Without delving into the garbled clues provided by folk lore about their origin, a closer look at the Rabari today leads one into his quaint, colourful and rugged lifestyle.
By no means are the Rabaris an isolated people. The men are on the move—almost 10 out of the 12 months—in search of grazing pastures for their livestock; while the women and children remain in their villages. These villages are normally small, devoid of more than superficial amenities and, almost always, set in bleak, barren suroundings.
In a typical village, their rectangular houses, called vandhas, are built in rows. The white-washed mud walls and tiled roofs may have an appearance of starkness when viewed from outside. But within each house, the Rabari’s fondness for patterns is easily visible from the many geometric patterns that adorn its interiors. The tiny mirrors embedded into these mud-plaster patterns only enhance their beauty as they catch the faint glimmer of light streaming in from a small window or a low doorway. A home usually consists of two rooms, and an extended enclosure in the verandah which forms the kitchen.

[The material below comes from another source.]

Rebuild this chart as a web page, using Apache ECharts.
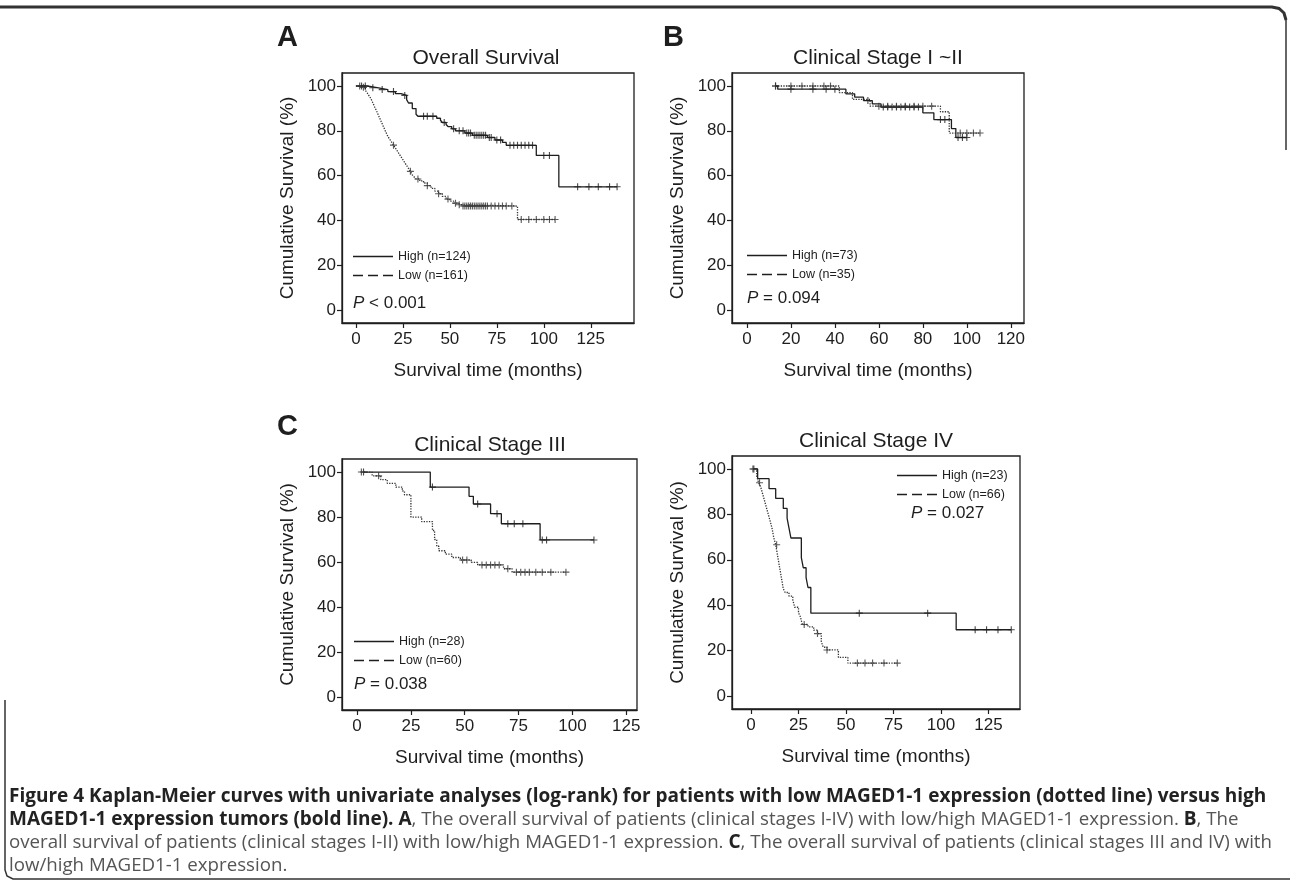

The room at the back is normally used as a storehouse—a virtual treasure house of embroidered clothes and quilts kept in carved wooden pataras (chests); and the kothis and kothlas (granaries) made of mud and cowdung. The other room is mainly a living room decorated with embroidered torans or decorated doorways, while the doors are covered with brass foil etched in a myriad patterns. Often, the only piece of furniture that one might find is a carved, wooden cradle.
The community’s main stay is milk and milk produce from their livestock in order to purchase commodities that they trade in various forms at the local village or town markets.
Much of the handiwork seen in their decorated homes is that of their women. In fact, Rabari women are famous for their embroidery work, called bharat kaam, from which they make numerous traditional garments and furnishings. The kediyun, a gathered jacket with an embroidered smock, worn by young Rabari men and children, skirts and blouses for the women and girls—are al dexterously embroidered. Interestingly, the Rabari girl, completes over the years, her entire dowry which includes clothes as well as beautiful quilts or derkee.
Kokulashtami, after the rains, is marriage time. The men are back from their wanderings for this al important occasion. All marriages take place on this one day. Since child marriage is still very much in vogue within this tribe, outsiders are distrusted. Again, the Rabari marries only within the tribe and often into families which are closely located. Marrying outside the fold leads to social castigation and is very rare. While Rabari couples are probably the most exotically dressed, the marriage is a simple ritual performed by a Brahmin priest.
Rabaris, by and large, and ardent followers and worshippers of the Mother Goddess. Each clan has its own tribal goddess as the patron deity, though their homes often have pictures of other gods and goddesses as well. Strong tendencies of deifying and invoking the dead are still prevalent—a pointer to the community’s old world origin.
Another old world custom that has persisted is the custom of tattooing and there is a marked similarity In the motifs used in their embroideries and tattoos.
As an outsider it is difficult to communicate with these people since they speak a dialect which is a mixture of Marwari and Gujarati. But once they understand the visitor’s innocent curiosity, they exude the warmth and friendship that has always been a part of their make-up.